Other Important Considerations

In addition to the inner state of a person, setting the appropriate intention is also critical to experience benefit from ketamine therapy. Due to ketamine’s ability to pull the hun out of the body, and therefore separate a person from their daily experience of themselves, it can and is often used to simply take a vacation. There’s nothing wrong with taking a vacation; however, the issue is that when one returns, all the same problems are still there, and nothing has changed. It is only if realizations are made through the process of detaching from oneself that lasting change can occur. Therefore setting an intention before a session is very important, so the “vacation” can be used to gain perspective, rather than using the ketamine to just forget about problems for a while. 

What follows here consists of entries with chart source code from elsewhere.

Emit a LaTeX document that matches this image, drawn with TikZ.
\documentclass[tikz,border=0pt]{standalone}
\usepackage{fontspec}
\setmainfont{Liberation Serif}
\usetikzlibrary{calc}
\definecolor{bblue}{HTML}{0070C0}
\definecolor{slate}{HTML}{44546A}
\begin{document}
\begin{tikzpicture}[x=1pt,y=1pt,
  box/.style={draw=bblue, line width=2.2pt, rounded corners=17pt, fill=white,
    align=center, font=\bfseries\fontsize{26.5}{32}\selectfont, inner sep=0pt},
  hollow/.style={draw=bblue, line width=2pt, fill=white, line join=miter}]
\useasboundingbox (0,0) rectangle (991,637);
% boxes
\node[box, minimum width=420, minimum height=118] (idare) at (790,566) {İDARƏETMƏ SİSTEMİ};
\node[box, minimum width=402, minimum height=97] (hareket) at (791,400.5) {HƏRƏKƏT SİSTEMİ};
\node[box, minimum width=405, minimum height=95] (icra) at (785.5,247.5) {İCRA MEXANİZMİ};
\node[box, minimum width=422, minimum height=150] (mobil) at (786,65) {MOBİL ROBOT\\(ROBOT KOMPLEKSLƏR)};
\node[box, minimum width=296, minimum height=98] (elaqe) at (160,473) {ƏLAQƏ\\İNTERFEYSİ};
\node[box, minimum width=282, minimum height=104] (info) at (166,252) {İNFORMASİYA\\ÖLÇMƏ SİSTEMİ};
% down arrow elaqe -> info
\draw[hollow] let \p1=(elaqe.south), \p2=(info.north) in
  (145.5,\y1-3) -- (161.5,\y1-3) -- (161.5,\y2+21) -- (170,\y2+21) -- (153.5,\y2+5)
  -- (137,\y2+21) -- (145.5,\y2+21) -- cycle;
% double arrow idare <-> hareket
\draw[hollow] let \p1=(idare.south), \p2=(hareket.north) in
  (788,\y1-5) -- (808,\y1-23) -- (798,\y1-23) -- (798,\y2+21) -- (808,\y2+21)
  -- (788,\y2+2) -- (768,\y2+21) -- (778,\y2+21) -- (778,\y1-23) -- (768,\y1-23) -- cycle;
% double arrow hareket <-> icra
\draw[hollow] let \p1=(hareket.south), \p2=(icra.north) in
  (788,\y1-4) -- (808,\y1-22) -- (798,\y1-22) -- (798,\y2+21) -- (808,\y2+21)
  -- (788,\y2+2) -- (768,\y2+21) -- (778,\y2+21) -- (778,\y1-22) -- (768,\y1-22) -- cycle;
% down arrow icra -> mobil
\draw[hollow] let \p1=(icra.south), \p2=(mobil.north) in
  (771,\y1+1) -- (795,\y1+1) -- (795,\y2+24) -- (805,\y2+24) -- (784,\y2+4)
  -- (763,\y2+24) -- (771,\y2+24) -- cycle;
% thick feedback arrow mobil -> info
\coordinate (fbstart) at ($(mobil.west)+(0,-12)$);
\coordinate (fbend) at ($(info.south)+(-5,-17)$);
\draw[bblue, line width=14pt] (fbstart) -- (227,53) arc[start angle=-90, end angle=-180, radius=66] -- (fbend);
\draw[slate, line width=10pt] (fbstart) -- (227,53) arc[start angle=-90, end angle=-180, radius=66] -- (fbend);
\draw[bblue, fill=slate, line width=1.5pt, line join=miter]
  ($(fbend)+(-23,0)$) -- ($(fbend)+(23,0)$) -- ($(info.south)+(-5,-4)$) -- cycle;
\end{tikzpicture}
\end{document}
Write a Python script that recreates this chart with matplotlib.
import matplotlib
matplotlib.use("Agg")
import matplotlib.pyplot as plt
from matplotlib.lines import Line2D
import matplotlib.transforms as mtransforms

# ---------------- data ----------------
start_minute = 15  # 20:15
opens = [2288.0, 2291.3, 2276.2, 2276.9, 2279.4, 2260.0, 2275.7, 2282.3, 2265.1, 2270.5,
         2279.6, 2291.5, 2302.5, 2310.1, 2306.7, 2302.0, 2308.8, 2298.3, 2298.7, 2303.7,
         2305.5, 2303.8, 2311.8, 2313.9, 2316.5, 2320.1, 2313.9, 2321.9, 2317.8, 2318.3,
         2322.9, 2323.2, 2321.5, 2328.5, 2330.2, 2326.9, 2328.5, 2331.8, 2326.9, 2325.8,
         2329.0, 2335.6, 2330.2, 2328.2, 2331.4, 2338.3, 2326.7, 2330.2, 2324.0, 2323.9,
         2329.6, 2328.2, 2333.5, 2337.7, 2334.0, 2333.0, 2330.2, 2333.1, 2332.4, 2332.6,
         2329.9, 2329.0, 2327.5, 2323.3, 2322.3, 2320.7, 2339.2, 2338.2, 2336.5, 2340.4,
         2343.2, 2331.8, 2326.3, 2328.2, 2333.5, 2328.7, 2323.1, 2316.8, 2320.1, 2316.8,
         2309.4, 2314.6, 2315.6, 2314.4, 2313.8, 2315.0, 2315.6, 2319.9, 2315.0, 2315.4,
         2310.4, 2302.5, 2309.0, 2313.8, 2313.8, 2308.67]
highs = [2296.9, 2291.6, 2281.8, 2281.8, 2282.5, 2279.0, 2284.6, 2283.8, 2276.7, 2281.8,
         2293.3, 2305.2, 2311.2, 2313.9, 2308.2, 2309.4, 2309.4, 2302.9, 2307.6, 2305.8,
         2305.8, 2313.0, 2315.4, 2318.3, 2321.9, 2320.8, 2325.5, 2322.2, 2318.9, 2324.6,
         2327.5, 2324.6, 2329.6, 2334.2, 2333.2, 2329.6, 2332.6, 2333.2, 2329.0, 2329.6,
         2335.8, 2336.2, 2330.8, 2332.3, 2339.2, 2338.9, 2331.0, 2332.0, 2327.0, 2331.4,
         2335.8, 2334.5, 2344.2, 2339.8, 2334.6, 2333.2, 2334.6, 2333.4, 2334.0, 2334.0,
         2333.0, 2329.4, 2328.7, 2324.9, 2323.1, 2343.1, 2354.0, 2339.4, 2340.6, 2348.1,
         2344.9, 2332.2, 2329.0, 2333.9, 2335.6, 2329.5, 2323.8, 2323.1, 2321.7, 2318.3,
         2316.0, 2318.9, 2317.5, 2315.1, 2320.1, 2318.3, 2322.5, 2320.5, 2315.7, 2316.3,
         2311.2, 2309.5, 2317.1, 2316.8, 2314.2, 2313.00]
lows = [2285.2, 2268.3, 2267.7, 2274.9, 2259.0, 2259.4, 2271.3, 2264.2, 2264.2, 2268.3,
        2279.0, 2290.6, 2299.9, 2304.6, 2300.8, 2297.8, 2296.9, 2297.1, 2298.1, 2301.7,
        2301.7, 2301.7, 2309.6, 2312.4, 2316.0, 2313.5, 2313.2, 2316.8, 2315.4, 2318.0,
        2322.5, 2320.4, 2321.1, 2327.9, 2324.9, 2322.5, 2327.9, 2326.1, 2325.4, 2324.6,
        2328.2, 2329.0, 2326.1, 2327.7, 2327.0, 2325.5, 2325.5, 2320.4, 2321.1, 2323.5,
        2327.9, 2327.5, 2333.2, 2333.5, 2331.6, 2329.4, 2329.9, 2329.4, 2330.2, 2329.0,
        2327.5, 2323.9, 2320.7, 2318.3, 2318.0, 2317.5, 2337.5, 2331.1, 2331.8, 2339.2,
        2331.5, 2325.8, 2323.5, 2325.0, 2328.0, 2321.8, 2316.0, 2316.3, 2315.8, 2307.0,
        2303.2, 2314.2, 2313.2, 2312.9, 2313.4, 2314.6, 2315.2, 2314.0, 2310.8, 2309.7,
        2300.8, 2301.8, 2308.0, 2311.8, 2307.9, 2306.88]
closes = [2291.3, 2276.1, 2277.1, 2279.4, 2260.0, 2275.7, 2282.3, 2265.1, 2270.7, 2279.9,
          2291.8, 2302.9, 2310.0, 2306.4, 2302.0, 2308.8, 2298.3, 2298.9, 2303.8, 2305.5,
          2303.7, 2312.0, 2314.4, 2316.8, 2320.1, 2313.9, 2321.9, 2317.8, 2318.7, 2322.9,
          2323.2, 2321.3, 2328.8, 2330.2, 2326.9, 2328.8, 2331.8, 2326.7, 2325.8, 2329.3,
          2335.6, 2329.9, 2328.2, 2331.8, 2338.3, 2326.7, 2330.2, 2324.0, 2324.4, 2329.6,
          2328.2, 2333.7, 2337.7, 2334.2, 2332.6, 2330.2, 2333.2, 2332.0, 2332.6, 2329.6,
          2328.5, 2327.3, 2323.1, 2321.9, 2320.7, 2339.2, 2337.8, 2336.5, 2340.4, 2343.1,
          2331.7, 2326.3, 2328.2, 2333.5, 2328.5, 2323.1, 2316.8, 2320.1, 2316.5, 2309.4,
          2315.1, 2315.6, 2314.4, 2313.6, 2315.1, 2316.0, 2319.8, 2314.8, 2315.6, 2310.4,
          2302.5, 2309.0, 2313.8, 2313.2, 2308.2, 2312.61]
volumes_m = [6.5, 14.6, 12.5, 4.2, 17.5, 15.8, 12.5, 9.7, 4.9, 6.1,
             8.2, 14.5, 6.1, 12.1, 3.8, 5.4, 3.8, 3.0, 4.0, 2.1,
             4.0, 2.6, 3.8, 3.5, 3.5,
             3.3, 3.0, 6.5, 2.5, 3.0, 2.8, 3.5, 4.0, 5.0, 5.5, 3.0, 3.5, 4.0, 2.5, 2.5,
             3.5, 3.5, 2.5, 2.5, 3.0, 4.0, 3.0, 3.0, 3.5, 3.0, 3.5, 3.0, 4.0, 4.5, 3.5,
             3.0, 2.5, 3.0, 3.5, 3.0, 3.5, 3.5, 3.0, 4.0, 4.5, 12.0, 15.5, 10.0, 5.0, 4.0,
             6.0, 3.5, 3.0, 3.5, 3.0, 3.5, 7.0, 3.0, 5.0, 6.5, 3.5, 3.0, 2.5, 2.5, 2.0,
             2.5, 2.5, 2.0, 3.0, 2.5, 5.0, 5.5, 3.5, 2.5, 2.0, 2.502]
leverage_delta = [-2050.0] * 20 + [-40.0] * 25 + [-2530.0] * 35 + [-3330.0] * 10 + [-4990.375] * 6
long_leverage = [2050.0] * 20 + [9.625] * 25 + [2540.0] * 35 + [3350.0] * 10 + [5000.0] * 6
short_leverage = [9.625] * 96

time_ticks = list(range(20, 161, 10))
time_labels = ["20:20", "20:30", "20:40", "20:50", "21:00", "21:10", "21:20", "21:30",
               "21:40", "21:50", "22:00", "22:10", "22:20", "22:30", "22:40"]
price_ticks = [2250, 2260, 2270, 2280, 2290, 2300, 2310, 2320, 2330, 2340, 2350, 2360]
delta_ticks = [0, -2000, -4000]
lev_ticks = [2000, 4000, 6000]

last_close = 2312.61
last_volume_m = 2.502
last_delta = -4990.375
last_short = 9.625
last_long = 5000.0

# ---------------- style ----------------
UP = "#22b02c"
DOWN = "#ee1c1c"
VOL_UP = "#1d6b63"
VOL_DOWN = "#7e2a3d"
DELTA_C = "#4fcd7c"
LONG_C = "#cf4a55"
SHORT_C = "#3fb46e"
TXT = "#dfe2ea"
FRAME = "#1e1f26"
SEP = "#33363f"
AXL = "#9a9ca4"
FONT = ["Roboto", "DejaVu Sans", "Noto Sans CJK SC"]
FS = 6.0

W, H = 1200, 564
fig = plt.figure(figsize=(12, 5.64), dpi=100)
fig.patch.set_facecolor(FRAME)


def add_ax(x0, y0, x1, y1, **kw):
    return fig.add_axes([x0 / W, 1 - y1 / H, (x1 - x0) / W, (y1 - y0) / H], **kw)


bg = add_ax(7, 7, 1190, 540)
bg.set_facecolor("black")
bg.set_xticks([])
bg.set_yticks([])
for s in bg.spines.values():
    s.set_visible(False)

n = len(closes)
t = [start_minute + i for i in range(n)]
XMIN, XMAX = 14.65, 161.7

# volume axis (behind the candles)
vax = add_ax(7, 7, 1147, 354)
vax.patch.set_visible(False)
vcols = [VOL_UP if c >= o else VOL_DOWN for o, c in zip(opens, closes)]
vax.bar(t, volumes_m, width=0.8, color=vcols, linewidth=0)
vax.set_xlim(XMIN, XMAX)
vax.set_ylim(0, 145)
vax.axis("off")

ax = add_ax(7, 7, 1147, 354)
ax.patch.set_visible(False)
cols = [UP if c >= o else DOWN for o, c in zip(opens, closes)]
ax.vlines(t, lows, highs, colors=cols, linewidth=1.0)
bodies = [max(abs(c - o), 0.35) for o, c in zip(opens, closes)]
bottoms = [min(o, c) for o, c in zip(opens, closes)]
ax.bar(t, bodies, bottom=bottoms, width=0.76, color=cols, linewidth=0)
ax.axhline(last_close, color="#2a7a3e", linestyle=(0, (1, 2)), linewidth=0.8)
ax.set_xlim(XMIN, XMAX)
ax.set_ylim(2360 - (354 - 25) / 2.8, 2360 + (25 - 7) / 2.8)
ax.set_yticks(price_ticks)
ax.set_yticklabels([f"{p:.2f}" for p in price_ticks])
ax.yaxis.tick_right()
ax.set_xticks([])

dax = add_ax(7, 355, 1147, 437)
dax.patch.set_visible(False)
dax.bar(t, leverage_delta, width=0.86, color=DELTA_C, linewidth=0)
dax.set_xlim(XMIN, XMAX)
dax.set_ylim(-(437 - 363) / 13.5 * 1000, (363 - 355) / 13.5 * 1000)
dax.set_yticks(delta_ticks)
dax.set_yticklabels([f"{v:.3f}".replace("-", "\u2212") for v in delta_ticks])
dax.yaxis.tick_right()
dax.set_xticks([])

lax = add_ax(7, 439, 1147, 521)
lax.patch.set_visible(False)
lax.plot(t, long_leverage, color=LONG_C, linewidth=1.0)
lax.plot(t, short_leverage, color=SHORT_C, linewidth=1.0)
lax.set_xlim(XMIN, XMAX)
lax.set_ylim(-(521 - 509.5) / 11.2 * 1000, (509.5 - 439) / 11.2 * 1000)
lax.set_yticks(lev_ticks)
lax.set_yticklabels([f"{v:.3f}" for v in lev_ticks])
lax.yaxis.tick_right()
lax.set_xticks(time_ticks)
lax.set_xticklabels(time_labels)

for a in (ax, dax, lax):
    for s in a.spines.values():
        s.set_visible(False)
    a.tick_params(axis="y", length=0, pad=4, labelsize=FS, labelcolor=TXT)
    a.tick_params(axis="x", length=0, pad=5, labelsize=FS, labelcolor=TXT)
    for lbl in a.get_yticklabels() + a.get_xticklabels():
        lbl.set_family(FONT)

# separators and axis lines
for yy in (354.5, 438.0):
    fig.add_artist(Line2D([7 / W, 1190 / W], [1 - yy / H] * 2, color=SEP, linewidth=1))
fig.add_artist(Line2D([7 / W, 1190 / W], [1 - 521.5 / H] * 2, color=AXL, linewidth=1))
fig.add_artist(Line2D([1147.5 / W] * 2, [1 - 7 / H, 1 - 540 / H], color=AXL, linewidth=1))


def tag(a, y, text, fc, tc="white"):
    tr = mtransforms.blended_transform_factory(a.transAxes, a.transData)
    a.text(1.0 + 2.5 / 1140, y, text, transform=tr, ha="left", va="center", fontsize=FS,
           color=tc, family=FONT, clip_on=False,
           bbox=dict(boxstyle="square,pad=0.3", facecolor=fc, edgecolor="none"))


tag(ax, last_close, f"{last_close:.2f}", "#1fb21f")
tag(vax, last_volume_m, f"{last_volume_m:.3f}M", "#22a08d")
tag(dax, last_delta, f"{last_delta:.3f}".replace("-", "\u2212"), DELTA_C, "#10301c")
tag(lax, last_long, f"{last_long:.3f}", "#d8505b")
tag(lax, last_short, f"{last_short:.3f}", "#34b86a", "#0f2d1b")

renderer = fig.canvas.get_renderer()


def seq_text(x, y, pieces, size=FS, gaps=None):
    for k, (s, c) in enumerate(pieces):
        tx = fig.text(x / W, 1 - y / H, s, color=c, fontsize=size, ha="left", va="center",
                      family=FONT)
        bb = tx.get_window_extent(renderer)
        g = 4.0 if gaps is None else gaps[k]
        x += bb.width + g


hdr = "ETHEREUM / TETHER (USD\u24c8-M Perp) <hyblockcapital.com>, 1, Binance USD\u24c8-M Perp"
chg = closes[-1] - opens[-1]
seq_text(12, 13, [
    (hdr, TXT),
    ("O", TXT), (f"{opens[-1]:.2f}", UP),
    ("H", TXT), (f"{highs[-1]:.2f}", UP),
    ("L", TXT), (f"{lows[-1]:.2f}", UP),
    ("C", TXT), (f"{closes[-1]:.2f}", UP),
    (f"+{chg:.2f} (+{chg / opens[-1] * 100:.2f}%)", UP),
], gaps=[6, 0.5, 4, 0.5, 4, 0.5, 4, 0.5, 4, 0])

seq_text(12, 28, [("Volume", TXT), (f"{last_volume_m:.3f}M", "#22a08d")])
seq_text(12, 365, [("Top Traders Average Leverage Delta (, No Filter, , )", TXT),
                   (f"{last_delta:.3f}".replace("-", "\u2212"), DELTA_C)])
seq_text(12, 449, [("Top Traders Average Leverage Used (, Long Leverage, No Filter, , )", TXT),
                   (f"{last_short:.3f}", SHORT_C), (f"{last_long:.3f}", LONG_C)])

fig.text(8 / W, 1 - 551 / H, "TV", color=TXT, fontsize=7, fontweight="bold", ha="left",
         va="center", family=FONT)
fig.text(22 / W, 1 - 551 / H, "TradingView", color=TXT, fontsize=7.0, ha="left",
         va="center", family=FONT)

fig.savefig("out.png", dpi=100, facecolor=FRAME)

This setting of intention is where acupuncture can be extremely helpful. Using conscious awareness to set intention is very important, but especially for those that will benefit from ketamine therapy it can be difficult to anchor that intention into the body at a physical level. This is because the hun is constrained, which makes it difficult to really feel and be aware of the body. Acupuncture is a body-oriented healing modality and is able to “speak” to the body in a language it understands, that of sensation. This activation of sensation, along with the understanding that Chinese Medicine brings at the cognitive level, can dramatically increase the impact of a ketamine therapy session, and can help anchor the realizations gained while in the imaginal realm.

As people are complex, there are situations where someone has both deficiency and stagnation, and will benefit from ketamine therapy but not before more extensive preparation. This could be through bolstering their qi through diet, practicing some form of grounding exercise to help stabilize their thoughts, or any number of other interventions.

One last aspect of ketamine should be discussed. In the section above detailing ketamine’s side effects one of the impacts of chronic overuse is inflammation of the bladder. The bladder belongs to the Water phase, which in the cycle of the 5 phase-elements nourishes Wood. This suggests that overuse of ketamine depletes Water, which is consistent with its strong stimulating action on the Liver. The energy to move Liver qi and unbind the hun must come from somewhere, and it comes from the Water phase. 

This impact on the Water phase suggests that people who have weakened or deficient Bladder and Kidney qi should be cautious about using ketamine, particularly on a more frequent basis. Chronic bladder inflammation such as interstitial cystitis, any kind of incontinence, as well as symptoms of adrenal fatigue should prompt a careful evaluation before engaging with ketamine. 

Conclusion

Ketamine promises to be an incredibly powerful medicine for those who need it, and the integration with Chinese Medicine is likely to enhance its actions further. However, like all powerful medicines, it is not right for everybody, and care must be taken to make sure it will be a good fit. If you are considering ketamine therapy it behooves you to speak with a knowledgeable integrative or Chinese Medicine practitioner to help you get the most benefit from the treatment.